May 15, 2015

Stay Focused: West Virginia’s Fiscal Challenges

Eileen Norcross

Senior Research Fellow
Summary

West Virginia has a good track record of tackling hard fiscal truths — from economic shocks and budget gaps to health care liabilities. And that needs to continue. An underfunded pension system can quickly become a major problem during economic downturns. To avoid the fate of other states West Virginia has a chance to become a leader in pension reform and an example of how fiscal discipline is the best preparation against economic uncertainty.

Contact us
To speak with a scholar or learn more on this topic, visit our contact page.

In an upcoming study for the Mercatus Center at George Mason University, I rank West Virginia’s fiscal condition 43rd among states. This sounds alarming, but the ranking doesn’t tell the whole story.

The state has shown admirable fiscal restraint and weathered the post-recession period better than many. But to prepare for the future and improve their long-run outlook, policymakers must double down on discipline and tackle long-term risks.

First, the good news: A robust Revenue Shortfall Reserve Fund — or rainy day fund — along with an alertness to the economic and revenue impact of the state’s shift from coal to natural gas production and discipline in funding employee benefits are all reasons for the state’s AAA+ credit rating. A closer look at the state’s audited financials for FY 2013 confirms this picture.

The Mountain State has enough cash on hand to pay its short-term bills 1.5 times and a little bit of slack to balance the yearly budget, realizing a small surplus of $116 per capita in FY 2013. On a long-run basis, West Virginia carries $2.1 billion in debt or a modest 3.3 percent of residents’ personal income.

However, declining energy prices and escalating pension liabilities threaten to throw things off course and redirect spending away from essential services like education, public safety, and transportation.

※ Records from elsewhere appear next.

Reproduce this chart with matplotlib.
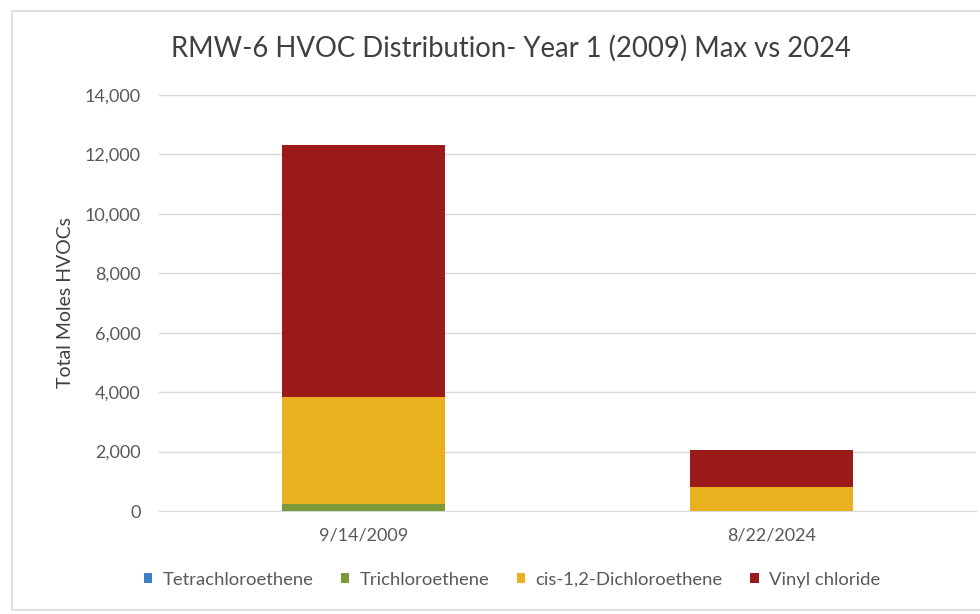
import matplotlib
matplotlib.use("Agg")
import matplotlib.pyplot as plt
from matplotlib.patches import Rectangle
from matplotlib.ticker import FuncFormatter, MultipleLocator
import numpy as np

plt.rcParams['font.family'] = ['Lato', 'DejaVu Sans']

dates = ["9/14/2009", "8/22/2024"]
series_names = ["Tetrachloroethene", "Trichloroethene", "cis-1,2-Dichloroethene", "Vinyl chloride"]
tetrachloroethene = [0, 0]
trichloroethene = [220, 0]
cis_dce = [3620, 800]
vinyl_chloride = [8470, 1250]
colors = ["#3B82C4", "#7A9A3A", "#E9B01F", "#9B1B1B"]

fig = plt.figure(figsize=(9.8, 6.14), dpi=100)
fig.patches.append(Rectangle((12/980, 1 - 610/614), 1.0, (610-11)/614,
                             transform=fig.transFigure, fill=False,
                             edgecolor="#D9D9D9", linewidth=1.2))
ax = fig.add_axes([159/980, (614-511)/614, (976-159)/980, (511-95)/614])

x = np.arange(len(dates))
bottom = np.zeros(len(dates))
for name, vals, c in zip(series_names,
                         [tetrachloroethene, trichloroethene, cis_dce, vinyl_chloride],
                         colors):
    ax.bar(x, vals, width=0.40, bottom=bottom, color=c, label=name, zorder=3)
    bottom += np.array(vals)

ax.set_xlim(-0.5, 1.5)
ax.set_ylim(0, 14000)
ax.yaxis.set_major_locator(MultipleLocator(2000))
ax.yaxis.set_major_formatter(FuncFormatter(lambda v, p: f"{int(v):,}"))
ax.set_xticks(x)
ax.set_xticklabels(dates)
ax.grid(axis="y", color="#D9D9D9", linewidth=1, zorder=0)
for s in ["top", "right", "left"]:
    ax.spines[s].set_visible(False)
ax.spines["bottom"].set_color("#D9D9D9")
ax.tick_params(axis="both", length=0, colors="#595959", labelsize=13)
ax.tick_params(axis="y", pad=13)
ax.tick_params(axis="x", pad=12)

fig.text(65/980, 1 - 303/614, "Total Moles HVOCs", rotation=90,
         ha="center", va="center", fontsize=14, color="#404040")

fig.text(511/980, 1 - 48/614, "RMW-6 HVOC Distribution- Year 1 (2009) Max vs 2024",
         ha="center", va="center", fontsize=19.8, color="#404040")

leg = fig.legend(loc="center", bbox_to_anchor=(512/980, 1 - 580/614), ncol=4,
                 frameon=False, fontsize=13.3, handlelength=0.45, handleheight=0.45,
                 handletextpad=0.55, columnspacing=1.5, borderpad=0)
for t in leg.get_texts():
    t.set_color("#595959")

fig.savefig("out.png", dpi=100)
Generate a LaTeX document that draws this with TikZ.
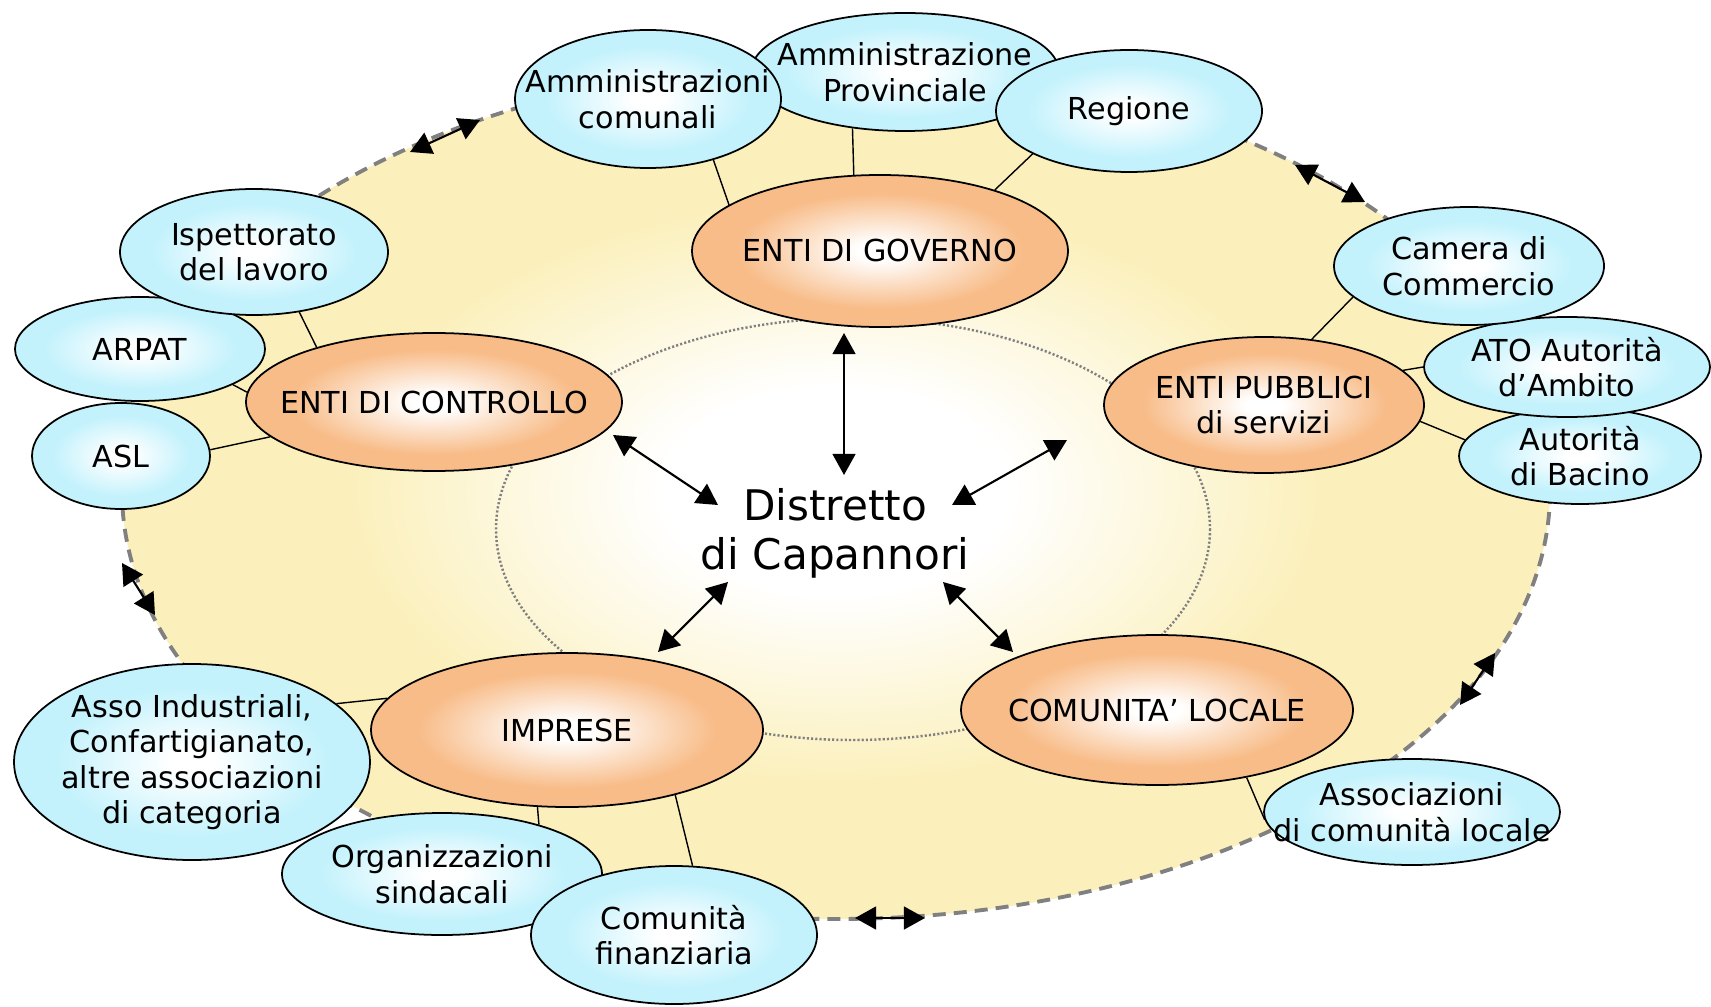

First, consider energy prices. As Governor Tomlin notes in his recent budget message for FY 2016, natural gas prices are falling, as is demand for coal. That translates into sluggish severance tax revenues. Couple market forces with a warm winter and the government can anticipate weaker collections from a tax that accounts for about five percent of revenues. With about 12 percent of annual appropriations, or $477 million of funds, set aside in the rainy day fund for natural disasters or fiscal crises, the fund was tapped several times for weather emergencies and only once to balance the budget in FY 2015.

The importance of rainy day fund vigilance is confirmed through recent research published by the Mercatus Center at George Mason University. David Mitchell and Dean Stansel find that state fiscal crises aren’t caused by economic factors like unemployment or market crashes, but by poor planning and “boom-time” spending by politicians. Robust rainy day funds and spending caution during expansions mean less fiscal stress in state budgets during the inevitable market fluctuations that can take a bite out of tax collections. As long as West Virginia sticks with the same discipline it’s shown since establishing the rainy day fund in 1994, the state is more likely to ride out fluctuating energy markets.

On pension liabilities the news is more sobering, requiring better budgeting and more accurate accounting. Unlike some states, West Virginia has shown discipline in confronting deeply underfunded public sector pension plans by making regular payments rather than skipping them. The three largest plans for public employees (PERS), teachers (TRS) and the State Police Death and Disability Fund (SPDDRS) report funding levels of 77.6 percent, 53 percent and 72 percent respectively — an improvement from 13 years ago, when TRS and SPDDRS were treading water at only 19 percent and 21.9 percent funded.

Unfortunately, these self-reported numbers place the state in the most favorable light possible, and don’t reflect reality. Due to flawed accounting standards affecting all U.S. public sector pensions, West Virginia’s pension liabilities are actually three times larger than current government estimates. According to my forthcoming research, West Virginia’s total unfunded pension liability is $19 billion. That’s about 35 percent of West Virginians’ total personal income.

While the switch to a defined contribution plan for teachers proved unpopular in 1990s, the state might reconsider it. Give employees an option for their retirement savings and protect the taxpayers from growing long-term liabilities. The first step toward stabilizing workers’ retirement benefits is for policymakers and the public to have a look at the real numbers. Value the pensions as though they are guaranteed to be paid (like a bond), and then determine the level of contributions needed to meet these obligations.

West Virginia has a good track record of tackling hard fiscal truths — from economic shocks and budget gaps to health care liabilities. And that needs to continue. An underfunded pension system can quickly become a major problem during economic downturns. To avoid the fate of other states West Virginia has a chance to become a leader in pension reform and an example of how fiscal discipline is the best preparation against economic uncertainty.